WHAT IS REQUIRED :: Drop the pictures, then extract the listing word for word.

** START DATA ENTRIES **

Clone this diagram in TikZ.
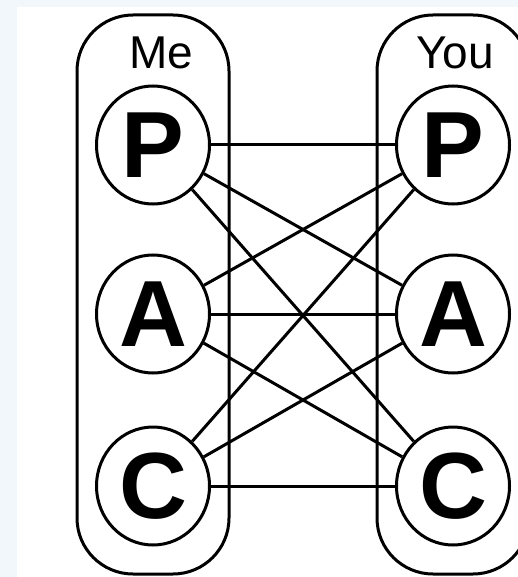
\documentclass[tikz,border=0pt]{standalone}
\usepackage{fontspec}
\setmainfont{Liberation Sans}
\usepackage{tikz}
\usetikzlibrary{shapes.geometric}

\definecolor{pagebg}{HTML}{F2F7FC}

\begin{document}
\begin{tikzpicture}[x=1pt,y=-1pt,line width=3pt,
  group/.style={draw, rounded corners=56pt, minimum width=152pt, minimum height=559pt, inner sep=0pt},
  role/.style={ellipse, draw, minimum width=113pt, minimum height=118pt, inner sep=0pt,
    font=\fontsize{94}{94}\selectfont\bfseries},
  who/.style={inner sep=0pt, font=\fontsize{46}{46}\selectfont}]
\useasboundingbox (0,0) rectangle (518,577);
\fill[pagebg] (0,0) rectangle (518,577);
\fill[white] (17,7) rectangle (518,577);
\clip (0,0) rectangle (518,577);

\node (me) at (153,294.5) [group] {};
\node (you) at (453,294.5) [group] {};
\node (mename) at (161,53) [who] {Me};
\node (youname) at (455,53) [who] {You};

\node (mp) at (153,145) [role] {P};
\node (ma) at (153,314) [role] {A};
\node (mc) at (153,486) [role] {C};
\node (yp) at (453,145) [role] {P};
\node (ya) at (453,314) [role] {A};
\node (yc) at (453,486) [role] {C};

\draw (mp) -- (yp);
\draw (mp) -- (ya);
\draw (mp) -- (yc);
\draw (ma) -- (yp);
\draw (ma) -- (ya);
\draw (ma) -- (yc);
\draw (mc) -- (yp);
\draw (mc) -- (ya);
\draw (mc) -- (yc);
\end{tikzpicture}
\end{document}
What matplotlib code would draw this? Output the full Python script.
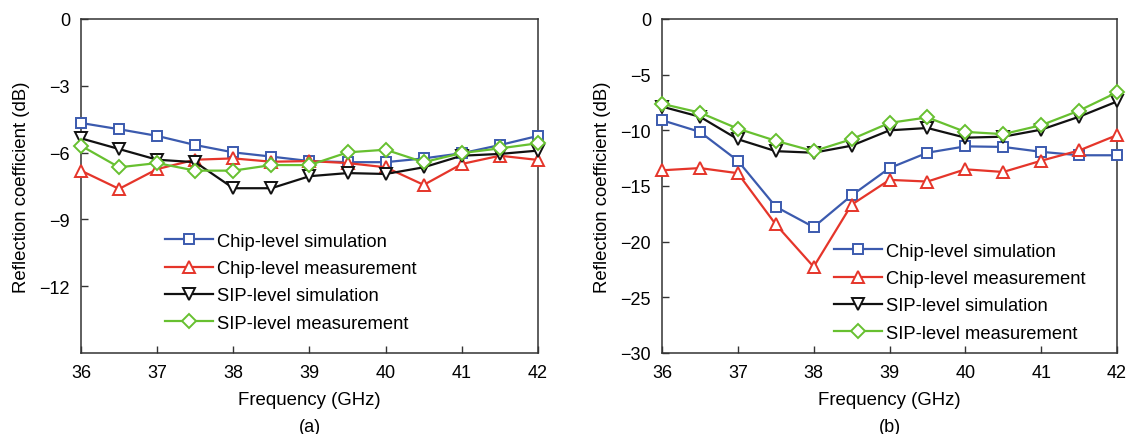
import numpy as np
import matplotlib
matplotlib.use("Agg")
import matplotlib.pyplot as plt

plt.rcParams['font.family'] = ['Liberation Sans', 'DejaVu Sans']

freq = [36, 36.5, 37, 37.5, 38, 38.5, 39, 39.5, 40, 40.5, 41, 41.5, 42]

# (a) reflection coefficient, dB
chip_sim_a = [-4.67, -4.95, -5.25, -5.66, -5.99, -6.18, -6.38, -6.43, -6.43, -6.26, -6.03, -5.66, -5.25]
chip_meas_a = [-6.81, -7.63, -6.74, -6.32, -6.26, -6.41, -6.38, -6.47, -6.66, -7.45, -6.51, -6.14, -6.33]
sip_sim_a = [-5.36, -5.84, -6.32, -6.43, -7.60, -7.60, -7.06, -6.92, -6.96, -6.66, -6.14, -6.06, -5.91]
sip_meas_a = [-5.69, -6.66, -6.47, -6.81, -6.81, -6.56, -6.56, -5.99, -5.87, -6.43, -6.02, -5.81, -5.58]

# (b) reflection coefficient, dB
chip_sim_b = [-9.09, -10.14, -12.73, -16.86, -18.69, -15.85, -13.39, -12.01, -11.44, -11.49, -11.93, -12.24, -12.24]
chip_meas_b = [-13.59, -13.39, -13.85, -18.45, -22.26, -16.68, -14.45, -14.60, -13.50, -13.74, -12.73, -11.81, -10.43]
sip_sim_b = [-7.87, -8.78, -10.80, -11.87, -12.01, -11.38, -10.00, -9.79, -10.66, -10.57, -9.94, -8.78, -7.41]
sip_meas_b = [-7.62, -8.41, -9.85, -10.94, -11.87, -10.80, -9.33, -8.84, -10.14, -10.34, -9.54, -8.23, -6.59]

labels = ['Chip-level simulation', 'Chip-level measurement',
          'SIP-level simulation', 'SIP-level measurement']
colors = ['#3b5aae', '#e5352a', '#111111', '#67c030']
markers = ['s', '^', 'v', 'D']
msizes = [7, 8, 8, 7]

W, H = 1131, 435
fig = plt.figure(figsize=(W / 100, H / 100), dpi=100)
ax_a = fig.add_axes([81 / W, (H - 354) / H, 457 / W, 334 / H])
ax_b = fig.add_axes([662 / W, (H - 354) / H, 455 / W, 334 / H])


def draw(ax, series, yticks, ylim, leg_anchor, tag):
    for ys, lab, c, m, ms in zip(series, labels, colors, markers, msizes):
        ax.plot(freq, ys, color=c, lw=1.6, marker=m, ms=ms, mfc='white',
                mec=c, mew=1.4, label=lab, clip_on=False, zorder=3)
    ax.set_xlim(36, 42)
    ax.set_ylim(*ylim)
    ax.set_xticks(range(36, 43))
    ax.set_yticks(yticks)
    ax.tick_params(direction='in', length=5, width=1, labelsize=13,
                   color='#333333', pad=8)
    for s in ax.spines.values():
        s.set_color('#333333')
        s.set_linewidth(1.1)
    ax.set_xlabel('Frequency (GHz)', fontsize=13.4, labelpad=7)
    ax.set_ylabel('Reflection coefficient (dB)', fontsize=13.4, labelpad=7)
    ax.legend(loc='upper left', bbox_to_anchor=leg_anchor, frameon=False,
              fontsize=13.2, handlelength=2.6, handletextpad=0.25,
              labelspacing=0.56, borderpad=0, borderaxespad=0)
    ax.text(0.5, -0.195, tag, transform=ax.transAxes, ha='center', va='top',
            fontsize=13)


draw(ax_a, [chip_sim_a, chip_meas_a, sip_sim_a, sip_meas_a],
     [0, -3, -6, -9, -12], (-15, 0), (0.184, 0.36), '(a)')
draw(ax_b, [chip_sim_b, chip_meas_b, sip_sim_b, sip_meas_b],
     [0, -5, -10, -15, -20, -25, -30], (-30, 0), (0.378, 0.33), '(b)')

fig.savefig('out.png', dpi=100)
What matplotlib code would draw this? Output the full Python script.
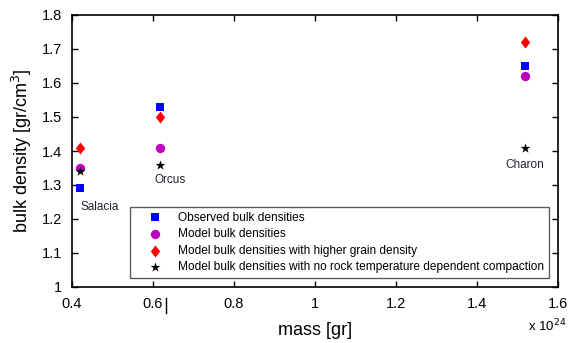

** END DATA ENTRIES **

SOLUTION TO THIS PROBLEM ::
Clone this diagram in TikZ.
\documentclass[tikz,border=0pt]{standalone}
\usepackage{fontspec}
\setmainfont{Liberation Sans}
\usepackage{tikz}
\usetikzlibrary{shapes.geometric}

\definecolor{pagebg}{HTML}{F2F7FC}

\begin{document}
\begin{tikzpicture}[x=1pt,y=-1pt,line width=3pt,
  group/.style={draw, rounded corners=56pt, minimum width=152pt, minimum height=559pt, inner sep=0pt},
  role/.style={ellipse, draw, minimum width=113pt, minimum height=118pt, inner sep=0pt,
    font=\fontsize{94}{94}\selectfont\bfseries},
  who/.style={inner sep=0pt, font=\fontsize{46}{46}\selectfont}]
\useasboundingbox (0,0) rectangle (518,577);
\fill[pagebg] (0,0) rectangle (518,577);
\fill[white] (17,7) rectangle (518,577);
\clip (0,0) rectangle (518,577);

\node (me) at (153,294.5) [group] {};
\node (you) at (453,294.5) [group] {};
\node (mename) at (161,53) [who] {Me};
\node (youname) at (455,53) [who] {You};

\node (mp) at (153,145) [role] {P};
\node (ma) at (153,314) [role] {A};
\node (mc) at (153,486) [role] {C};
\node (yp) at (453,145) [role] {P};
\node (ya) at (453,314) [role] {A};
\node (yc) at (453,486) [role] {C};

\draw (mp) -- (yp);
\draw (mp) -- (ya);
\draw (mp) -- (yc);
\draw (ma) -- (yp);
\draw (ma) -- (ya);
\draw (ma) -- (yc);
\draw (mc) -- (yp);
\draw (mc) -- (ya);
\draw (mc) -- (yc);
\end{tikzpicture}
\end{document}
What matplotlib code would draw this? Output the full Python script.
import numpy as np
import matplotlib
matplotlib.use("Agg")
import matplotlib.pyplot as plt

plt.rcParams['font.family'] = ['Liberation Sans', 'DejaVu Sans']

freq = [36, 36.5, 37, 37.5, 38, 38.5, 39, 39.5, 40, 40.5, 41, 41.5, 42]

# (a) reflection coefficient, dB
chip_sim_a = [-4.67, -4.95, -5.25, -5.66, -5.99, -6.18, -6.38, -6.43, -6.43, -6.26, -6.03, -5.66, -5.25]
chip_meas_a = [-6.81, -7.63, -6.74, -6.32, -6.26, -6.41, -6.38, -6.47, -6.66, -7.45, -6.51, -6.14, -6.33]
sip_sim_a = [-5.36, -5.84, -6.32, -6.43, -7.60, -7.60, -7.06, -6.92, -6.96, -6.66, -6.14, -6.06, -5.91]
sip_meas_a = [-5.69, -6.66, -6.47, -6.81, -6.81, -6.56, -6.56, -5.99, -5.87, -6.43, -6.02, -5.81, -5.58]

# (b) reflection coefficient, dB
chip_sim_b = [-9.09, -10.14, -12.73, -16.86, -18.69, -15.85, -13.39, -12.01, -11.44, -11.49, -11.93, -12.24, -12.24]
chip_meas_b = [-13.59, -13.39, -13.85, -18.45, -22.26, -16.68, -14.45, -14.60, -13.50, -13.74, -12.73, -11.81, -10.43]
sip_sim_b = [-7.87, -8.78, -10.80, -11.87, -12.01, -11.38, -10.00, -9.79, -10.66, -10.57, -9.94, -8.78, -7.41]
sip_meas_b = [-7.62, -8.41, -9.85, -10.94, -11.87, -10.80, -9.33, -8.84, -10.14, -10.34, -9.54, -8.23, -6.59]

labels = ['Chip-level simulation', 'Chip-level measurement',
          'SIP-level simulation', 'SIP-level measurement']
colors = ['#3b5aae', '#e5352a', '#111111', '#67c030']
markers = ['s', '^', 'v', 'D']
msizes = [7, 8, 8, 7]

W, H = 1131, 435
fig = plt.figure(figsize=(W / 100, H / 100), dpi=100)
ax_a = fig.add_axes([81 / W, (H - 354) / H, 457 / W, 334 / H])
ax_b = fig.add_axes([662 / W, (H - 354) / H, 455 / W, 334 / H])


def draw(ax, series, yticks, ylim, leg_anchor, tag):
    for ys, lab, c, m, ms in zip(series, labels, colors, markers, msizes):
        ax.plot(freq, ys, color=c, lw=1.6, marker=m, ms=ms, mfc='white',
                mec=c, mew=1.4, label=lab, clip_on=False, zorder=3)
    ax.set_xlim(36, 42)
    ax.set_ylim(*ylim)
    ax.set_xticks(range(36, 43))
    ax.set_yticks(yticks)
    ax.tick_params(direction='in', length=5, width=1, labelsize=13,
                   color='#333333', pad=8)
    for s in ax.spines.values():
        s.set_color('#333333')
        s.set_linewidth(1.1)
    ax.set_xlabel('Frequency (GHz)', fontsize=13.4, labelpad=7)
    ax.set_ylabel('Reflection coefficient (dB)', fontsize=13.4, labelpad=7)
    ax.legend(loc='upper left', bbox_to_anchor=leg_anchor, frameon=False,
              fontsize=13.2, handlelength=2.6, handletextpad=0.25,
              labelspacing=0.56, borderpad=0, borderaxespad=0)
    ax.text(0.5, -0.195, tag, transform=ax.transAxes, ha='center', va='top',
            fontsize=13)


draw(ax_a, [chip_sim_a, chip_meas_a, sip_sim_a, sip_meas_a],
     [0, -3, -6, -9, -12], (-15, 0), (0.184, 0.36), '(a)')
draw(ax_b, [chip_sim_b, chip_meas_b, sip_sim_b, sip_meas_b],
     [0, -5, -10, -15, -20, -25, -30], (-30, 0), (0.378, 0.33), '(b)')

fig.savefig('out.png', dpi=100)
What matplotlib code would draw this? Output the full Python script.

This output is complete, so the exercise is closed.